September 29, 2025 Blog, Homebuying, Featured

Unlike a quality baseball cap, mortgages are not “one size fits all". Lenders offer a variety of loan products, complete with seemingly complicated terminology and financial mechanisms. Lucky for you, there’s a way to find out what kind of mortgage is best for you. Let’s talk about two basic mortgage categories: adjustable-rate and fixed-rate. Understanding the difference can help you make more informed financial decisions when buying a home.

Adjustable-Rate Mortgage

With an adjustable-rate mortgage (or "ARM"), the interest rate can change over the life of the loan, typically after an initial fixed-rate period. This differs from a fixed-rate mortgage, where the rate remains the same. ARMs usually have a lower initial interest rate, resulting in lower initial monthly payments of principal and interest. However, the rate and payments will increase or decrease depending on market interest rates after the fixed-rate period.  There are a few terms you should know when looking into an ARM:

Initial rate 

As the name implies, this refers to the first interest rate the lender gives you when you take out an ARM loan. Initial rates for ARMs are often relatively low, which appeals to many homebuyers. However, if market rates go up after the initial period, you could end up with a higher interest rate than you would have with a fixed-rate mortgage.

Index and Magin

After the initial period, your interest rate will adjust based on a benchmark index (like the Secured Overnight Financing Rate or Treasury bills) plus a fixed margin. Your lender will disclose the index and margin at time of loan application. 

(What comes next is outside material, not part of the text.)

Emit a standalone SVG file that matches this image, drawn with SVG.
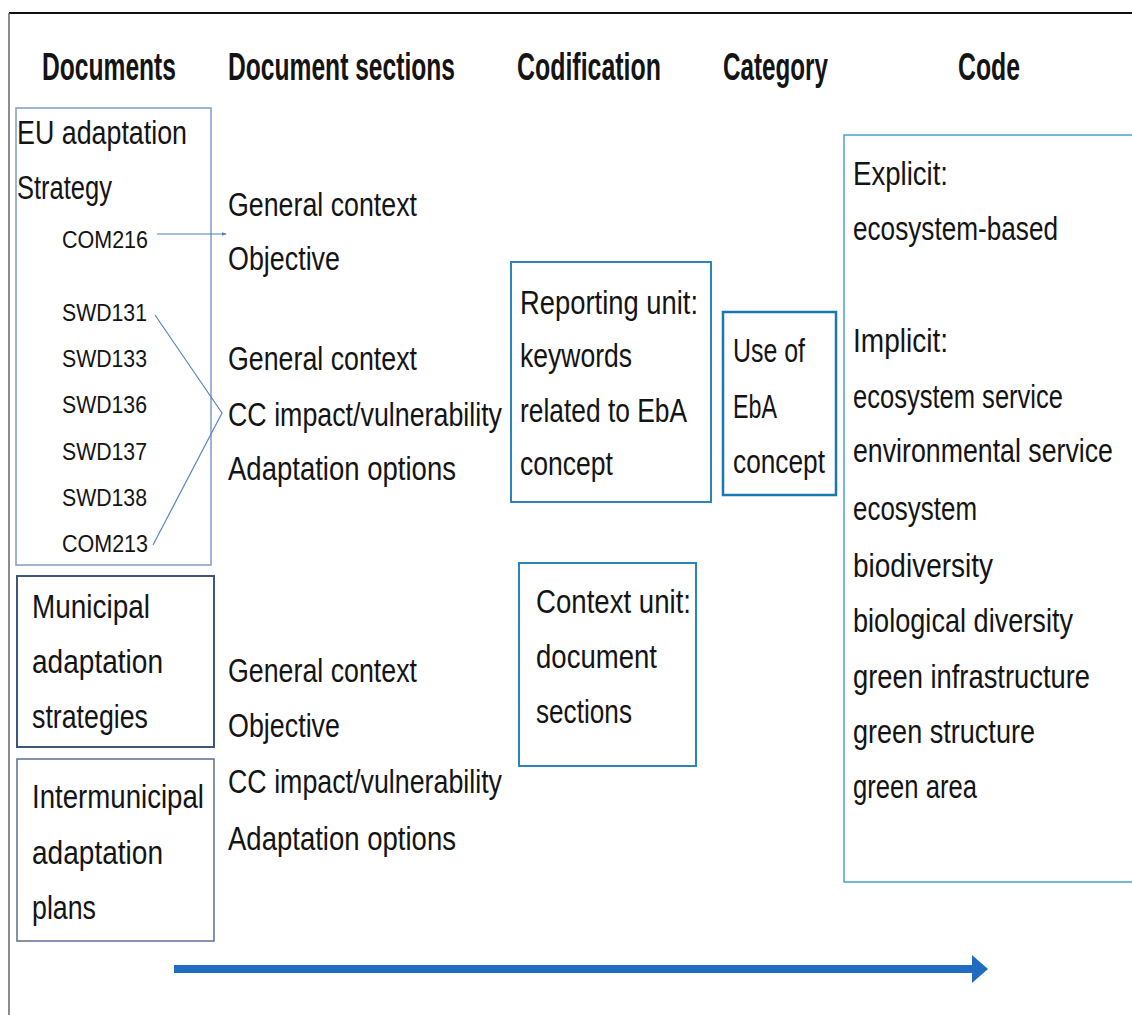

Intertest Rates Change Frequently 

ARM loans have an initial fixed-rate period, after which they will be subject to change at predetermined intervals. This information is generally given in a two-number format, like 7/6. The first number is the initial fixed rate period, and the second number is the frequency of adjustments after that point. So, in this example, the initial interest rate would remain fixed for seven years, and then, beginning in year eight, the lender would then reset the rate every six months after that, depending on index fluctuations. Some lenders use a different format, so make sure you clarify the adjustment period with your loan officer.

Rate Caps

Most ARM loans have rate caps that limit how much your interest rate can increase or decrease at each adjustment period and over the life of your loan. The interest rate cap structure offers some protection against significant interest rate swings.

Benefits and risks

Lower initial interest rates—and by extension, lower initial monthly payments—often entice homebuyers to use an ARM loan. However, the lower initial rates and payments won’t last forever. Once it ends, your interest rate and monthly payment will adjust periodically, which may result in unpredictable monthly mortgage payments that are harder to factor into your budget. That said, if the rates based on your ARM index stay low, you stand to save more money over time than you would with a fixed-rate mortgage.

Fixed-Rate Mortgage

With a fixed-rate mortgage, the interest rate given to you by the lender remains the same for the life of the loan. In addition, you benefit from the stability of a monthly principal and interest payment that does not fluctuate as it would with an ARM. However, due to its predictability, the interest rate for a fixed-rate mortgage will generally be higher than the initial interest rate on an ARM.

Which One Is for You?

That depends. If you prefer a more stable and budget-friendly loan, then a fixed-rate mortgage is likely the best option for you. Your interest rate and monthly principal and interest payment will not change. If you can afford to assume more risk, an ARM loan could pay off. Check the rate caps, and if you can still afford the monthly payments at the highest rates, then an ARM may help you save money in the long run. By doing a little homework, you can choose the mortgage that’s right for you.  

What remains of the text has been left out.